Sony’s New HXC-D70 HD/SD Studio Camera
Studio cameras aren’t something I usually spend much time looking at, but I just sat in on a demo of Sony’s new HXC-D70 HD/SD System Camera, which has some interesting features.
The HXC-D70 only started shipping three weeks ago, and Sony considers it their budget 2/3” sensor studio camera; it sells for about $20,000. While it might have many potential audiences, it’s plain that Sony intended this for studios and corporate environments who are currently shooting SD but plan to move to HD. This camera works happily in either mode, will work with older CCU-D50 camera control units, and it supports multi-core, meaning studios don’t have to rewire to run these cameras.
But those are just the boring details. What I found interesting about this camera are the following features, some of which are new to this camera:
Ethernet remote control
The HXCU-D70 Camera Control Unit has an Ethernet port that can be used to control the camera remotely via a LAN or Internet. According to Sony,“as long as you can ping it fast enough’ (within 120 milliseconds), you can control the camera. It should work on any LAN, and has even been tested successfully on the Internet connecting across the country. Your mileage may vary.
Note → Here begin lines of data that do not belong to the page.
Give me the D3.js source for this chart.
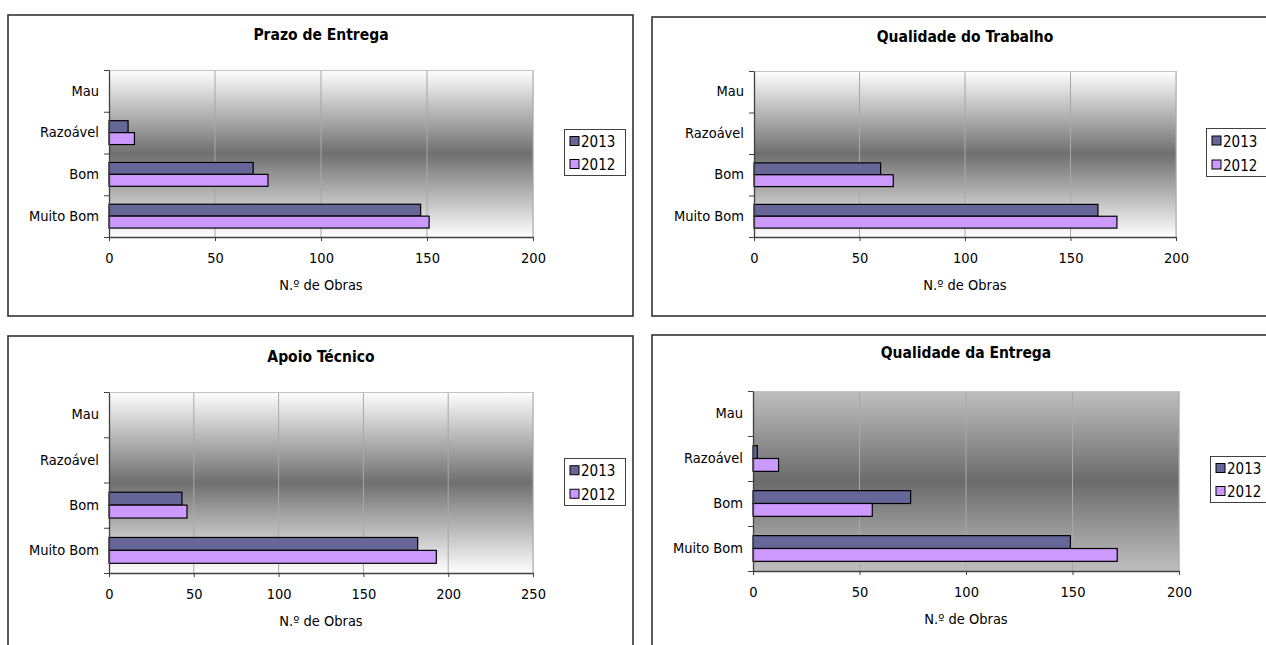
<!DOCTYPE html>
<html>
<head>
<meta charset="utf-8">
<script src="https://cdn.jsdelivr.net/npm/d3@7"></script>
<style>
  html, body { margin: 0; padding: 0; background: #ffffff; }
  svg { display: block; }
  text { font-family: "DejaVu Sans Condensed", "DejaVu Sans", sans-serif; font-stretch: condensed; fill: #000; }
</style>
</head>
<body>
<svg id="chart" width="1266" height="645"></svg>
<script>
// ---------- DATA ----------
const categories = ["Mau", "Razoável", "Bom", "Muito Bom"];
const seriesNames = ["2013", "2012"];
const seriesColors = ["#666699", "#CC99FF"];
const axisTitle = "N.º de Obras";

const titles = ["Prazo de Entrega", "Qualidade do Trabalho", "Apoio Técnico", "Qualidade da Entrega"];
const xMaxes = [200, 200, 250, 200];
const xTicks = [
  [0, 50, 100, 150, 200],
  [0, 50, 100, 150, 200],
  [0, 50, 100, 150, 200, 250],
  [0, 50, 100, 150, 200]
];

const prazo2013 = [0, 9, 68, 147];
const prazo2012 = [0, 12, 75, 151];
const trabalho2013 = [0, 0, 60, 163];
const trabalho2012 = [0, 0, 66, 172];
const apoio2013 = [0, 0, 43, 182];
const apoio2012 = [0, 0, 46, 193];
const entrega2013 = [0, 2, 74, 149];
const entrega2012 = [0, 12, 56, 171];

// ---------- LAYOUT ----------
const FONT = '"DejaVu Sans Condensed", "DejaVu Sans", sans-serif';
const FS = 14.5;

const panels = [
  { box: [8, 15, 633, 316], plot: [109, 70, 533, 237], legend: [564, 129, 625, 175], titleY: 40, bg: "light",
    data: [prazo2013, prazo2012] },
  { box: [652, 17, 1290, 316], plot: [754, 71, 1176, 237], legend: [1206, 128, 1290, 176], titleY: 42, bg: "light",
    data: [trabalho2013, trabalho2012] },
  { box: [8, 336, 633, 660], plot: [109, 392, 533, 573], legend: [564, 458, 625, 505], titleY: 362, bg: "light",
    data: [apoio2013, apoio2012] },
  { box: [652, 335, 1290, 660], plot: [753, 391, 1179, 571], legend: [1210, 456, 1290, 502], titleY: 358, bg: "dark",
    data: [entrega2013, entrega2012] }
];

const svg = d3.select("#chart");
const defs = svg.append("defs");

const gLight = defs.append("linearGradient").attr("id", "gradLight")
  .attr("x1", 0).attr("y1", 0).attr("x2", 0).attr("y2", 1);
gLight.append("stop").attr("offset", "0%").attr("stop-color", "#ffffff");
gLight.append("stop").attr("offset", "50%").attr("stop-color", "#6f6f6f");
gLight.append("stop").attr("offset", "100%").attr("stop-color", "#ffffff");

const gDark = defs.append("linearGradient").attr("id", "gradDark")
  .attr("x1", 0).attr("y1", 0).attr("x2", 0).attr("y2", 1);
gDark.append("stop").attr("offset", "0%").attr("stop-color", "#bfbfbf");
gDark.append("stop").attr("offset", "50%").attr("stop-color", "#6b6b6b");
gDark.append("stop").attr("offset", "100%").attr("stop-color", "#bfbfbf");

panels.forEach((p, i) => {
  const g = svg.append("g");
  const [bx0, by0, bx1, by1] = p.box;
  const [px0, py0, px1, py1] = p.plot;

  // outer chart border
  g.append("rect")
    .attr("x", bx0).attr("y", by0)
    .attr("width", bx1 - bx0).attr("height", by1 - by0)
    .attr("fill", "#ffffff").attr("stroke", "#333333").attr("stroke-width", 1.6);

  const x = d3.scaleLinear().domain([0, xMaxes[i]]).range([px0, px1]);
  const y = d3.scaleBand().domain(categories).range([py0, py1]).paddingInner(0).paddingOuter(0);
  const yInner = d3.scaleBand().domain(seriesNames).range([0, y.bandwidth()]).paddingInner(0).paddingOuter(0.75);
  const yIdx = d3.scaleLinear().domain([0, categories.length]).range([py0, py1]);

  // plot background
  g.append("rect")
    .attr("x", px0).attr("y", py0)
    .attr("width", px1 - px0).attr("height", py1 - py0)
    .attr("fill", p.bg === "dark" ? "url(#gradDark)" : "url(#gradLight)");

  // grid lines
  g.append("g").selectAll("line")
    .data(xTicks[i].filter(t => t > 0))
    .join("line")
    .attr("x1", d => x(d)).attr("x2", d => x(d))
    .attr("y1", py0).attr("y2", py1)
    .attr("stroke", "#a8a8a8").attr("stroke-width", 1);

  // plot border (top & right light grey)
  g.append("path")
    .attr("d", `M${px0},${py0 + 0.5}H${px1 + 0.5}V${py1}`)
    .attr("fill", "none").attr("stroke", "#c4c4c4").attr("stroke-width", 1);

  // bars
  seriesNames.forEach((s, si) => {
    g.append("g").selectAll("rect")
      .data(categories.map((c, ci) => ({ c, v: p.data[si][ci] })).filter(d => d.v > 0))
      .join("rect")
      .attr("x", x(0))
      .attr("y", d => y(d.c) + yInner(s))
      .attr("width", d => x(d.v) - x(0))
      .attr("height", yInner.bandwidth())
      .attr("fill", seriesColors[si])
      .attr("stroke", "#000000").attr("stroke-width", 1.2);
  });

  // x axis
  const xAxis = g.append("g")
    .attr("transform", `translate(0,${py1})`)
    .call(d3.axisBottom(x).tickValues(xTicks[i]).tickSize(4).tickPadding(12).tickSizeOuter(0));
  xAxis.select(".domain").attr("stroke", "#404040").attr("stroke-width", 1.3);
  xAxis.selectAll(".tick line").attr("stroke", "#404040");
  xAxis.selectAll("text").attr("font-size", FS).attr("font-family", FONT);

  // y axis tick marks (at category boundaries)
  const yTicksG = g.append("g")
    .attr("transform", `translate(${px0},0)`)
    .call(d3.axisLeft(yIdx).tickValues(d3.range(categories.length + 1)).tickFormat("").tickSize(5).tickSizeOuter(0));
  yTicksG.select(".domain").attr("stroke", "#404040").attr("stroke-width", 1.3);
  yTicksG.selectAll(".tick line").attr("stroke", "#404040");

  // y axis labels
  const yLab = g.append("g")
    .attr("transform", `translate(${px0},0)`)
    .call(d3.axisLeft(y).tickSize(0).tickPadding(10));
  yLab.select(".domain").remove();
  yLab.selectAll("text").attr("font-size", FS).attr("font-family", FONT);

  // axis title
  g.append("text")
    .attr("x", (px0 + px1) / 2).attr("y", py1 + 53)
    .attr("text-anchor", "middle").attr("font-size", FS)
    .text(axisTitle);

  // chart title
  g.append("text")
    .attr("x", (px0 + px1) / 2).attr("y", p.titleY)
    .attr("text-anchor", "middle").attr("font-size", 15.5).attr("font-weight", "bold")
    .text(titles[i]);

  // legend
  const [lx0, ly0, lx1, ly1] = p.legend;
  g.append("rect")
    .attr("x", lx0 + 0.5).attr("y", ly0 + 0.5)
    .attr("width", lx1 - lx0).attr("height", ly1 - ly0)
    .attr("fill", "#ffffff").attr("stroke", "#404040").attr("stroke-width", 1);
  const rowH = (ly1 - ly0) / 2;
  const lg = g.append("g").selectAll("g")
    .data(seriesNames)
    .join("g")
    .attr("transform", (d, k) => `translate(${lx0 + 6},${ly0 + rowH * (k + 0.5) + 1})`);
  lg.append("rect")
    .attr("x", 0).attr("y", -5).attr("width", 9).attr("height", 9)
    .attr("fill", (d, k) => seriesColors[k])
    .attr("stroke", "#000").attr("stroke-width", 1);
  lg.append("text")
    .attr("x", 11).attr("y", 5.5)
    .attr("font-size", 15)
    .text(d => d);
});
</script>
</body>
</html>
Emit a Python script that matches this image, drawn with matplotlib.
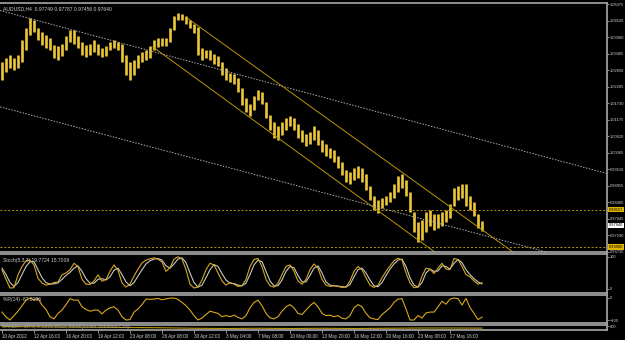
import matplotlib.pyplot as plt

# AUDUSD H4, one sample = 2 bars
title_text = "AUDUSD,H4  0.97749 0.97787 0.97456 0.97640"
time_labels = ["10 Apr 2012", "12 Apr 16:00", "16 Apr 20:00", "19 Apr 12:00", "23 Apr 08:00",
               "26 Apr 08:00", "30 Apr 12:00", "3 May 04:00", "7 May 08:00", "10 May 00:00",
               "13 May 20:00", "16 May 12:00", "20 May 16:00", "23 May 08:00", "27 May 16:00"]

bar_high = [1.0313, 1.0326, 1.0336, 1.0326, 1.0336, 1.0387, 1.0427, 1.0461, 1.0454, 1.0427,
            1.0413, 1.0403, 1.0393, 1.0370, 1.0366, 1.0373, 1.0400, 1.0420, 1.0420, 1.0400,
            1.0380, 1.0370, 1.0373, 1.0387, 1.0373, 1.0360, 1.0366, 1.0380, 1.0387, 1.0380,
            1.0373, 1.0336, 1.0313, 1.0319, 1.0336, 1.0346, 1.0353, 1.0366, 1.0387, 1.0393,
            1.0393, 1.0393, 1.0427, 1.0467, 1.0477, 1.0474, 1.0467, 1.0454, 1.0440, 1.0430,
            1.0360, 1.0353, 1.0353, 1.0340, 1.0333, 1.0313, 1.0292, 1.0276, 1.0272, 1.0259,
            1.0225, 1.0192, 1.0172, 1.0198, 1.0219, 1.0212, 1.0178, 1.0135, 1.0111, 1.0098,
            1.0111, 1.0125, 1.0131, 1.0125, 1.0104, 1.0084, 1.0071, 1.0077, 1.0098, 1.0084,
            1.0050, 1.0037, 1.0024, 1.0017, 0.9997, 0.9977, 0.9950, 0.9943, 0.9956, 0.9963,
            0.9956, 0.9936, 0.9896, 0.9862, 0.9849, 0.9856, 0.9862, 0.9876, 0.9903, 0.9930,
            0.9936, 0.9916, 0.9876, 0.9809, 0.9775, 0.9782, 0.9809, 0.9815, 0.9802, 0.9802,
            0.9809, 0.9815, 0.9836, 0.9889, 0.9896, 0.9903, 0.9903, 0.9862, 0.9842, 0.9802,
            0.97787]
bar_low = [1.0252, 1.0279, 1.0292, 1.0286, 1.0292, 1.0313, 1.0353, 1.0403, 1.0413, 1.0387,
           1.0370, 1.0360, 1.0353, 1.0326, 1.0319, 1.0333, 1.0353, 1.0380, 1.0373, 1.0360,
           1.0336, 1.0329, 1.0336, 1.0346, 1.0336, 1.0329, 1.0333, 1.0353, 1.0360, 1.0353,
           1.0313, 1.0269, 1.0252, 1.0269, 1.0292, 1.0313, 1.0319, 1.0326, 1.0353, 1.0363,
           1.0366, 1.0366, 1.0380, 1.0420, 1.0454, 1.0454, 1.0440, 1.0427, 1.0410, 1.0336,
           1.0319, 1.0326, 1.0319, 1.0306, 1.0299, 1.0269, 1.0252, 1.0245, 1.0239, 1.0212,
           1.0168, 1.0145, 1.0131, 1.0151, 1.0185, 1.0172, 1.0125, 1.0084, 1.0057, 1.0050,
           1.0067, 1.0084, 1.0098, 1.0084, 1.0057, 1.0044, 1.0030, 1.0037, 1.0050, 1.0034,
           1.0010, 0.9997, 0.9990, 0.9977, 0.9956, 0.9933, 0.9909, 0.9903, 0.9916, 0.9923,
           0.9909, 0.9883, 0.9849, 0.9815, 0.9805, 0.9822, 0.9832, 0.9842, 0.9856, 0.9876,
           0.9889, 0.9862, 0.9809, 0.9741, 0.9708, 0.9715, 0.9741, 0.9762, 0.9748, 0.9755,
           0.9762, 0.9775, 0.9789, 0.9829, 0.9849, 0.9856, 0.9829, 0.9815, 0.9795, 0.9755,
           0.97456]

stoch_main = [59, 30, 3, 4, 44, 70, 88, 90, 75, 33, 19, 12, 15, 20, 22, 44, 50, 60, 80, 70,
              30, 15, 14, 25, 44, 24, 30, 55, 75, 58, 19, 6, 15, 40, 62, 81, 90, 94, 97, 93,
              84, 55, 66, 93, 100, 93, 60, 15, 3, 6, 28, 60, 80, 75, 50, 25, 12, 20, 15, 8,
              10, 30, 70, 92, 95, 70, 30, 10, 6, 18, 45, 70, 75, 55, 25, 15, 30, 60, 78, 65,
              30, 12, 8, 10, 8, 5, 6, 25, 55, 70, 60, 35, 12, 5, 12, 35, 55, 72, 88, 96,
              90, 50, 19, 4, 6, 40, 65, 62, 48, 65, 80, 62, 60, 95, 92, 70, 45, 38, 25, 15,
              19.7724]
stoch_signal = [65, 45, 20, 8, 20, 45, 70, 85, 85, 60, 35, 20, 15, 16, 19, 30, 42, 52, 65, 72,
                55, 32, 18, 18, 30, 32, 28, 38, 58, 65, 45, 22, 10, 20, 40, 60, 78, 88, 93, 95,
                90, 72, 65, 78, 93, 97, 82, 50, 20, 6, 12, 35, 60, 76, 70, 48, 28, 18, 17, 12,
                10, 18, 45, 75, 90, 85, 55, 25, 10, 10, 28, 55, 70, 66, 42, 22, 22, 42, 65, 72,
                50, 22, 12, 10, 9, 7, 6, 14, 38, 60, 65, 50, 28, 10, 7, 20, 42, 62, 78, 90,
                93, 70, 35, 12, 6, 20, 50, 62, 55, 56, 72, 70, 62, 80, 92, 82, 60, 45, 32, 22,
                15.7009]
wpr_values = [-64, -86, -100, -80, -60, -35, -10, 0, -9, -2, -32, -52, -85, -95, -70, -55, -30, -3, -10, -9,
              -40, -52, -60, -55, -55, -72, -55, -45, -40, -55, -85, -100, -98, -64, -50, -30, -5, -6, -5, -2,
              -8, -4, -1, 0, -6, -20, -35, -55, -80, -100, -91, -75, -60, -65, -70, -85, -80, -85, -78, -88,
              -95, -80, -45, -20, -10, -35, -70, -90, -95, -85, -60, -40, -30, -45, -70, -75, -55, -35, -20, -40,
              -70, -80, -78, -85, -80, -92, -95, -80, -45, -30, -40, -70, -90, -95, -98, -75, -60, -45, -20, -5,
              -3, -50, -100, -100, -80, -91, -68, -64, -64, -40, -15, -28, -5, 0, -3, -32, -2, -43, -70, -98,
              -87.0196]
panel3_values = [700, 650, 600, 550, 500, 450, 350, 300, 350, 300, 350, 300, 350, 400, 400, 380]

price_ticks = [1.05075, 1.04520, 1.03960, 1.03405, 1.02850, 1.02285, 1.01730, 1.01175,
               1.00620, 1.00065, 0.99510, 0.98955, 0.98400, 0.97845, 0.97290, 0.96735]
level_lines = [0.98157, 0.96905]
last_price = 0.97640

# trend lines: (sample, price) anchor points
white_upper = [(0, 1.0484), (150, 0.9942)]
white_lower = [(0, 1.0160), (120, 0.9731)]
channel_upper = [(46.25, 1.0461), (126.25, 0.9688)]
channel_lower = [(37.75, 1.0363), (107.0, 0.9685)]

GOLD = '#ecc838'
SEP = '#a8a8a8'
TXT = '#d0d0d0'
FONT = 'Liberation Sans'
W, H = 625, 340

plt.rcParams['font.family'] = FONT
fig = plt.figure(figsize=(6.25, 3.4), dpi=100, facecolor='black')


def box(y0, y1):
    return [0, 1 - y1 / H, 607 / W, (y1 - y0) / H]


def style(ax):
    ax.set_facecolor('black')
    ax.spines['left'].set_visible(False)
    for s in ['top', 'bottom', 'right']:
        ax.spines[s].set_color(SEP)
        ax.spines[s].set_linewidth(1.2)
    ax.yaxis.tick_right()
    ax.tick_params(axis='y', colors=TXT, labelsize=2.9, length=1.5, width=0.5, pad=0.5)
    ax.tick_params(axis='x', bottom=False, labelbottom=False)
    ax.set_xlim(-0.5, 151.25)


ax = fig.add_axes(box(3, 252))
ax_st = fig.add_axes(box(254, 293))
ax_r = fig.add_axes(box(295, 323))
ax_3 = fig.add_axes(box(325, 330))
for a in [ax, ax_st, ax_r, ax_3]:
    style(a)

idx = list(range(len(bar_high)))

# price bars
ax.vlines(idx, bar_low, bar_high, color=GOLD, linewidth=1.9)
ax.set_ylim(0.9674, 1.0511)
ax.set_yticks(price_ticks)
ax.set_yticklabels(['%.5f' % p for p in price_ticks])

for p in level_lines:
    ax.axhline(p, color='#b8960a', linestyle=(0, (2, 2)), linewidth=0.7)
ax.axline(white_upper[0], white_upper[1], color='#b0b0b0', linestyle=(0, (1.5, 1.5)), linewidth=0.7)
ax.axline(white_lower[0], white_lower[1], color='#b0b0b0', linestyle=(0, (1.5, 1.5)), linewidth=0.7)
for (s0, p0), (s1, p1) in [channel_upper, channel_lower]:
    k = (p1 - p0) / (s1 - s0)
    ax.plot([s0, 160], [p0, p0 + k * (160 - s0)], color='#b8960a', linewidth=0.7)

lbl = dict(transform=ax.get_yaxis_transform(), ha='left', va='center', fontsize=2.9, clip_on=False)
ax.text(1.003, level_lines[0], '%.5f' % level_lines[0], color='black',
        bbox=dict(facecolor='#e0b400', edgecolor='none', pad=0.4), **lbl)
ax.text(1.003, level_lines[1], '%.5f' % level_lines[1], color='black',
        bbox=dict(facecolor='#e0b400', edgecolor='none', pad=0.4), **lbl)
ax.text(1.003, last_price, '%.5f' % last_price, color='black',
        bbox=dict(facecolor='white', edgecolor='none', pad=0.4), **lbl)

ax.text(0.005, 0.985, title_text, transform=ax.transAxes, color=TXT, fontsize=3.6, va='top')

# stochastic
ax_st.plot(idx, stoch_signal, color='#c8c8c8', linewidth=0.8)
ax_st.plot(idx, stoch_main, color='#d8a820', linewidth=0.8)
ax_st.set_ylim(-12.5, 109)
ax_st.set_yticks([100, 0])
ax_st.text(0.005, 0.9, "Stoch(5,3,3) 19.7724 15.7009", transform=ax_st.transAxes,
           color=TXT, fontsize=3.6, va='top')

# williams %R
ax_r.plot(idx, wpr_values, color='#d8a820', linewidth=0.8)
ax_r.set_ylim(-113.6, 13.6)
ax_r.set_yticks([0, -100])
ax_r.text(0.005, 0.92, "%R(14) -87.0196", transform=ax_r.transAxes,
          color=TXT, fontsize=3.6, va='top')

# third window
ax_3.plot(list(range(0, 121, 8)), panel3_values, color='#b8960a', linewidth=0.8)
ax_3.set_ylim(0, 1000)
ax_3.set_yticks([800])
fig.text(2 / W, 1 - 326 / H, "OANDA - MT4, \u00a9 2001-2012, MetaQuotes Software Corp.",
         color='#a0a0a0', fontsize=3.6, va='center')

# time axis
ax_3.set_xticks(list(range(0, 8 * len(time_labels), 8)))
ax_3.set_xticklabels(time_labels)
ax_3.tick_params(axis='x', bottom=True, labelbottom=True, colors=TXT, labelsize=3.3,
                 length=2, width=0.5, pad=1)
for t in ax_3.get_xticklabels():
    t.set_ha('left')

fig.savefig('out.png', dpi=100, facecolor='black')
Note that you’re only controlling the camera, this isn’t sending the video signal.
Auto Lens Aberration Compensation
The camera includes a new Lens Aberration Compensation technology that isn’t based on look-up tables, but does live analysis of what is happening. The one downside is that it only works with certain lenses from Fujinon and Canon (the lens has to have special software to talk to the camera.)
Skin-tone detail and the Zoom-Skin switch
The skin-tone detail function reduces the amount of detail for a specific hue or chroma area. Perfect for removing wrinkles!
The Zoom-Skin switch allows you to taper the amount of detail being removed as you zoom; as an example, when zoomed in the reduction could be higher, but it is removed when you zoom out.
Allows you to choose one of 16 fixed color ranges and adjust the phase and saturation for just that color. It’s a pre-gamma adjustment.
The first camera to have this feature, Adaptive Matrix works well with intense lights that are over-saturating a surface. When turned on, it brings back detail and provides a more natural image. It was suggested that this function would be useful when shooting bands or shows that feature bright colored lighting.